Charts and diagrams as code:
::::::::::

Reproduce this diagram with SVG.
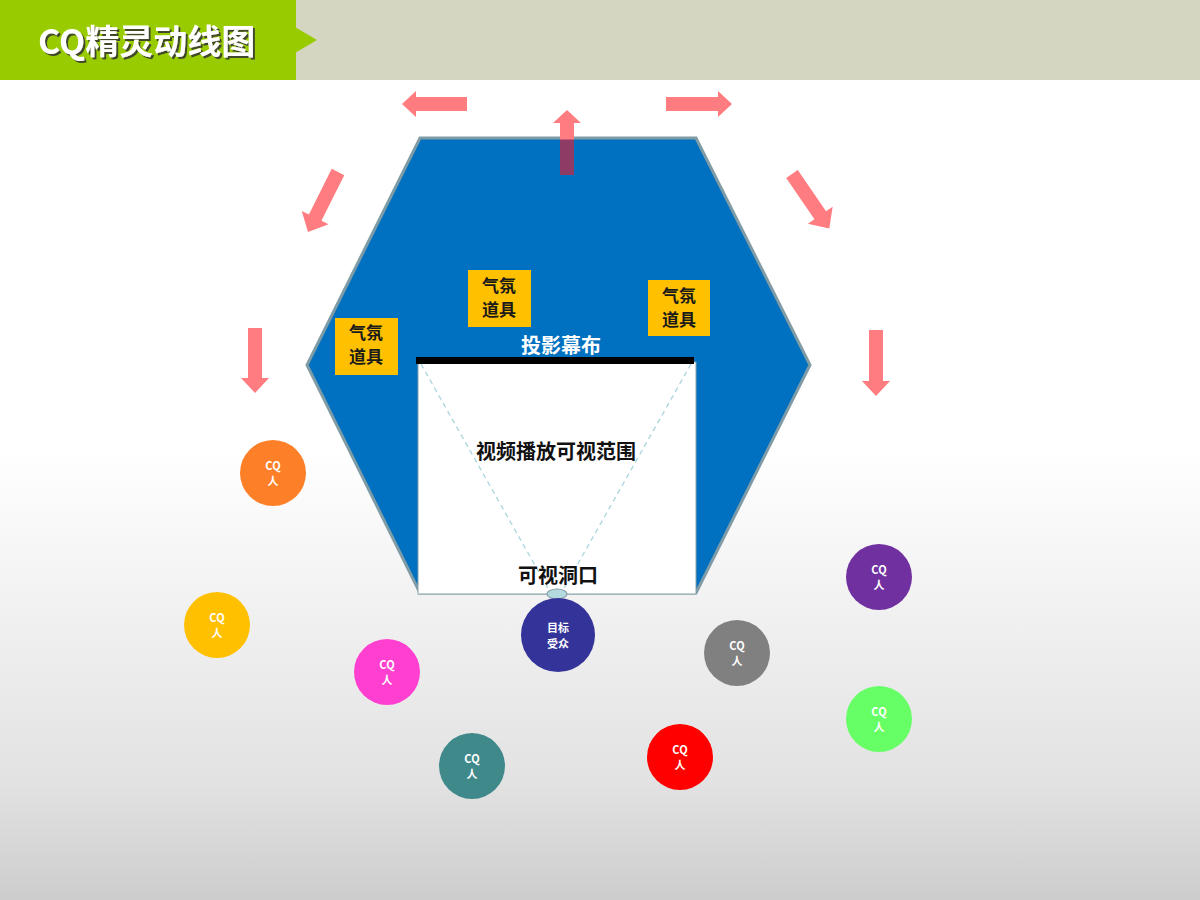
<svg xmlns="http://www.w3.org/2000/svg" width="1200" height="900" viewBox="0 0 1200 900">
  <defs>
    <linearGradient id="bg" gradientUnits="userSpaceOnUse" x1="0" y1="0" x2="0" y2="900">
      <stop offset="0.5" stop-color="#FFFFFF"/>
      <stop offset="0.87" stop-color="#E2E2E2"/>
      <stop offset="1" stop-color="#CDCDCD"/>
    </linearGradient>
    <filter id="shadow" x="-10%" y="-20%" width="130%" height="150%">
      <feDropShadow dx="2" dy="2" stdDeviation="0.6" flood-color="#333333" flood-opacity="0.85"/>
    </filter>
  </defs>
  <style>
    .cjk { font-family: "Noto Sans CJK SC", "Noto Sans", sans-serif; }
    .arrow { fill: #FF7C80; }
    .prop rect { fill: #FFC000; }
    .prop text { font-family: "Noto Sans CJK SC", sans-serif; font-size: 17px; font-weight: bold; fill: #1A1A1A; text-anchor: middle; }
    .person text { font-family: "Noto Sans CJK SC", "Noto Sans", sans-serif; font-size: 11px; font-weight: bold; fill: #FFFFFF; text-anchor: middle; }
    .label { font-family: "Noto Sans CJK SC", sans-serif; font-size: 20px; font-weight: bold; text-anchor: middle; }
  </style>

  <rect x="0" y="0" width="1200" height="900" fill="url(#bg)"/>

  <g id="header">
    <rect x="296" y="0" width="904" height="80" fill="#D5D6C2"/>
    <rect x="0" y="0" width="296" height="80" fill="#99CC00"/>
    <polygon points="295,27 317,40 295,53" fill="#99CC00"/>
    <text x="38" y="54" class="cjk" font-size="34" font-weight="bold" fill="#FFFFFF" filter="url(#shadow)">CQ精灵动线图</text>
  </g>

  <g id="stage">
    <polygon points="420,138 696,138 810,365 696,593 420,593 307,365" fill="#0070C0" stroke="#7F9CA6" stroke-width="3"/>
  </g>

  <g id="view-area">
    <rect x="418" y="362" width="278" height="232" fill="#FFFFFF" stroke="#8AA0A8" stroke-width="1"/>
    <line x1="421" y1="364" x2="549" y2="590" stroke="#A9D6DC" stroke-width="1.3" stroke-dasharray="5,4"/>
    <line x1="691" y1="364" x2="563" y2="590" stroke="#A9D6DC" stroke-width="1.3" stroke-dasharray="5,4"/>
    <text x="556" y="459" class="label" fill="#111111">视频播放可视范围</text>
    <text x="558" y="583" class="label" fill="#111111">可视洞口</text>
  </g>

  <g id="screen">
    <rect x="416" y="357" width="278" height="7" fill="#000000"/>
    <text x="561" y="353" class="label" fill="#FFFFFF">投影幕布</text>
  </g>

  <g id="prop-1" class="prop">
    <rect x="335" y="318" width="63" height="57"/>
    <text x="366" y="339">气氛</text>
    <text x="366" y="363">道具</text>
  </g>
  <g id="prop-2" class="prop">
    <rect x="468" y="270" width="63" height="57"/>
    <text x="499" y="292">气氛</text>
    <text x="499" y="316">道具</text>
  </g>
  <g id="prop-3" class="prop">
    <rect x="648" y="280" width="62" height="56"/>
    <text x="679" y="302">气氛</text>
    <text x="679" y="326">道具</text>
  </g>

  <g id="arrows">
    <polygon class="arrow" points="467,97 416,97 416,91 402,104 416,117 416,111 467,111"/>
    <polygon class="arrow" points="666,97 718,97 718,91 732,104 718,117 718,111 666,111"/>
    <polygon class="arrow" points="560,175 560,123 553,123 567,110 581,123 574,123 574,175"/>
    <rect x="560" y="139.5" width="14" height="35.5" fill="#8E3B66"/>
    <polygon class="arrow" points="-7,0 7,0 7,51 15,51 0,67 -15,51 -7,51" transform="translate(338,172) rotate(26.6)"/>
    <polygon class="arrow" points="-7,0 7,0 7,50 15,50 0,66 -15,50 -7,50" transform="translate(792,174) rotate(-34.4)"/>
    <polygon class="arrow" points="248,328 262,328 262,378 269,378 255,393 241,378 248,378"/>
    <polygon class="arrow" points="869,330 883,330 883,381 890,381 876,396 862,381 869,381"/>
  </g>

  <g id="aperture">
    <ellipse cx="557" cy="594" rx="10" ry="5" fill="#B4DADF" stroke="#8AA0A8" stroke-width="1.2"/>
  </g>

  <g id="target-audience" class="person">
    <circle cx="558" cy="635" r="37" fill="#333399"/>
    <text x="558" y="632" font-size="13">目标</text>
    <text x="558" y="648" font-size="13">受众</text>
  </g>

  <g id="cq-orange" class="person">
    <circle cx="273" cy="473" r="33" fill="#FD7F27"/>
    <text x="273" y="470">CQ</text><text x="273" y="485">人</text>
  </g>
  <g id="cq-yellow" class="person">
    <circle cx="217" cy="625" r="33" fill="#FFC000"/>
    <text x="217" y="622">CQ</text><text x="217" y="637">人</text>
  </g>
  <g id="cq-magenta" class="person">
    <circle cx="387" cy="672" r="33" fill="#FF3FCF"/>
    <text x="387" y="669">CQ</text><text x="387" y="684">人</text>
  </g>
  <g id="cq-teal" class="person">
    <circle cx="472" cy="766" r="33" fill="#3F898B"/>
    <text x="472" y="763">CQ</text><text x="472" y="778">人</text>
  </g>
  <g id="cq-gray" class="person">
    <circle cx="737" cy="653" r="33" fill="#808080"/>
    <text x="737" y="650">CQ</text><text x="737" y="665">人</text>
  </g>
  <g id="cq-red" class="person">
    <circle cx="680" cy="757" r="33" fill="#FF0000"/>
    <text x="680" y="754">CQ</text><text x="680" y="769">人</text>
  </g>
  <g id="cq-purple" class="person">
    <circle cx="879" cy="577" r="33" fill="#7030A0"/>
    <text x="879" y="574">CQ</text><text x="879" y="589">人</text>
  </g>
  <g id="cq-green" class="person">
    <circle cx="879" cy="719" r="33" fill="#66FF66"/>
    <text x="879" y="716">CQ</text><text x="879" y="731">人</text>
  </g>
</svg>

::::::::::

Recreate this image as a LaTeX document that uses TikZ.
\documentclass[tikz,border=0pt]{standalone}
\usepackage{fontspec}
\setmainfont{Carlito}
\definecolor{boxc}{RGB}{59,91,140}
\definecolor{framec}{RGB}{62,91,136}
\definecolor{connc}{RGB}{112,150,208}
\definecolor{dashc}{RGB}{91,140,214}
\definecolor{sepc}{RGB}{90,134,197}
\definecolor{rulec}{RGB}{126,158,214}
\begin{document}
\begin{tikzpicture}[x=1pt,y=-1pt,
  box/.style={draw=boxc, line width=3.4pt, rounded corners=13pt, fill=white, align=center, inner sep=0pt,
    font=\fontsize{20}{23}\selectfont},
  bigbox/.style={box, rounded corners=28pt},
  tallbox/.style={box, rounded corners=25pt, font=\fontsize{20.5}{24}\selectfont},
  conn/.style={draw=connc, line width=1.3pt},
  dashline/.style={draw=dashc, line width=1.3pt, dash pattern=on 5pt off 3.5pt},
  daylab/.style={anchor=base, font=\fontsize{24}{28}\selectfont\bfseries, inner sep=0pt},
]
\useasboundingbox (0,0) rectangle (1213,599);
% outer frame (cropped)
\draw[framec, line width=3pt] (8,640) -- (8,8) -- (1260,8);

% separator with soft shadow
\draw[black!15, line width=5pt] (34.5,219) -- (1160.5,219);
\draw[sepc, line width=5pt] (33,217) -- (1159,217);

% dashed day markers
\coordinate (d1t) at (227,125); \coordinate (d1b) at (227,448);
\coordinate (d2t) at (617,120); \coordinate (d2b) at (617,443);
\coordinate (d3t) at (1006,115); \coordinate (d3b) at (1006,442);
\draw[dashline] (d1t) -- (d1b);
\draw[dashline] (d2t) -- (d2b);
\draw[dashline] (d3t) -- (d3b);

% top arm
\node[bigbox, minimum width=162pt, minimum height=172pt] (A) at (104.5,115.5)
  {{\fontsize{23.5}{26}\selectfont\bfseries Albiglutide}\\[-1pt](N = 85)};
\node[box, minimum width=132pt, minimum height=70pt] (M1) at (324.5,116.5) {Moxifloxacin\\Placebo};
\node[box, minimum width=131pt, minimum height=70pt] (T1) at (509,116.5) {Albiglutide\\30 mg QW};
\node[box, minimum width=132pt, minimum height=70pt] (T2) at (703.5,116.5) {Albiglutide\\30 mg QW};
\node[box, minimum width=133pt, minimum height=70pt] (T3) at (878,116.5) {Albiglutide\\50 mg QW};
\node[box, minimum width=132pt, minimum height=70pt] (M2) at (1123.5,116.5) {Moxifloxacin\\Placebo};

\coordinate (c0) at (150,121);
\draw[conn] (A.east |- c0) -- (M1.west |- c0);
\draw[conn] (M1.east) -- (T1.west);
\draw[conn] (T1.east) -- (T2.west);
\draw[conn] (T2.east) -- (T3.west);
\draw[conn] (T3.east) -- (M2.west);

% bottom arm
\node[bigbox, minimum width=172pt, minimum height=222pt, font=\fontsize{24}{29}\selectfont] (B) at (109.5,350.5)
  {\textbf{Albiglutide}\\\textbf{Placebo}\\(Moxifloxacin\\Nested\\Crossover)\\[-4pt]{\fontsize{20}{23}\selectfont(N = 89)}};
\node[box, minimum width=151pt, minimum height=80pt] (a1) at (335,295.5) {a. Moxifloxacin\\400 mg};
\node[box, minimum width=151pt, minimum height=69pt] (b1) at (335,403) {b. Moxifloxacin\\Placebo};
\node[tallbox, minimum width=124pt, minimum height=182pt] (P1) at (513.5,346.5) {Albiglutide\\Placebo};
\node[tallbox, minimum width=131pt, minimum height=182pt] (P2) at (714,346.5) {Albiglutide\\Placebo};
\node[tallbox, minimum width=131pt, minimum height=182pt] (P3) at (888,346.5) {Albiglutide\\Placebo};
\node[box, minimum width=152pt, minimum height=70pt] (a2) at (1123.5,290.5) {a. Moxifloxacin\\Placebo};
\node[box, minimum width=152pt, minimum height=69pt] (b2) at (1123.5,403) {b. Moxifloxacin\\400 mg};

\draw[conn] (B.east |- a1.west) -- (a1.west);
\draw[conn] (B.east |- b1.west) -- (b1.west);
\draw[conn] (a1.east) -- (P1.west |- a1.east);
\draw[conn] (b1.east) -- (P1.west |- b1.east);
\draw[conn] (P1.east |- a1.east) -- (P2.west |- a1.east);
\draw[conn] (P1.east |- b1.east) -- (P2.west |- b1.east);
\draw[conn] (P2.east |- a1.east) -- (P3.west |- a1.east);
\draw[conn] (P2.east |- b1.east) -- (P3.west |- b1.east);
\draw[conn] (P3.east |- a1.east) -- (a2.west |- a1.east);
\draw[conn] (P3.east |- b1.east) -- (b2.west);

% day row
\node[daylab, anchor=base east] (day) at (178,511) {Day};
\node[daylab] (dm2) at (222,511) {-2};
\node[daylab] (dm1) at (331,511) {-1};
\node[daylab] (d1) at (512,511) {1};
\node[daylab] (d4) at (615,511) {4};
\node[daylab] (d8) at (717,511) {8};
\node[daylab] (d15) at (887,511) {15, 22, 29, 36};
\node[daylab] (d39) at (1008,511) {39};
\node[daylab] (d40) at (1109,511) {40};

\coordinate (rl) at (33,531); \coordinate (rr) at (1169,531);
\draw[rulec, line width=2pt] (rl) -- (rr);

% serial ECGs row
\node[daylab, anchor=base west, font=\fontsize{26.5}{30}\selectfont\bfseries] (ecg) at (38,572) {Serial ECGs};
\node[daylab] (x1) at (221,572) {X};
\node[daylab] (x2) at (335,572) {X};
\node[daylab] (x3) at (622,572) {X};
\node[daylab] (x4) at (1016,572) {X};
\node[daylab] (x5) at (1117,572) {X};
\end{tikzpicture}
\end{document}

::::::::::

Your objective » Reproduce exactly, and only, the lines from the one that contains "Recreate this image" down to the one that contains "(33,217) -- (1159,217);", both ends included.

Completed task »
Recreate this image as a LaTeX document that uses TikZ.
\documentclass[tikz,border=0pt]{standalone}
\usepackage{fontspec}
\setmainfont{Carlito}
\definecolor{boxc}{RGB}{59,91,140}
\definecolor{framec}{RGB}{62,91,136}
\definecolor{connc}{RGB}{112,150,208}
\definecolor{dashc}{RGB}{91,140,214}
\definecolor{sepc}{RGB}{90,134,197}
\definecolor{rulec}{RGB}{126,158,214}
\begin{document}
\begin{tikzpicture}[x=1pt,y=-1pt,
  box/.style={draw=boxc, line width=3.4pt, rounded corners=13pt, fill=white, align=center, inner sep=0pt,
    font=\fontsize{20}{23}\selectfont},
  bigbox/.style={box, rounded corners=28pt},
  tallbox/.style={box, rounded corners=25pt, font=\fontsize{20.5}{24}\selectfont},
  conn/.style={draw=connc, line width=1.3pt},
  dashline/.style={draw=dashc, line width=1.3pt, dash pattern=on 5pt off 3.5pt},
  daylab/.style={anchor=base, font=\fontsize{24}{28}\selectfont\bfseries, inner sep=0pt},
]
\useasboundingbox (0,0) rectangle (1213,599);
% outer frame (cropped)
\draw[framec, line width=3pt] (8,640) -- (8,8) -- (1260,8);

% separator with soft shadow
\draw[black!15, line width=5pt] (34.5,219) -- (1160.5,219);
\draw[sepc, line width=5pt] (33,217) -- (1159,217);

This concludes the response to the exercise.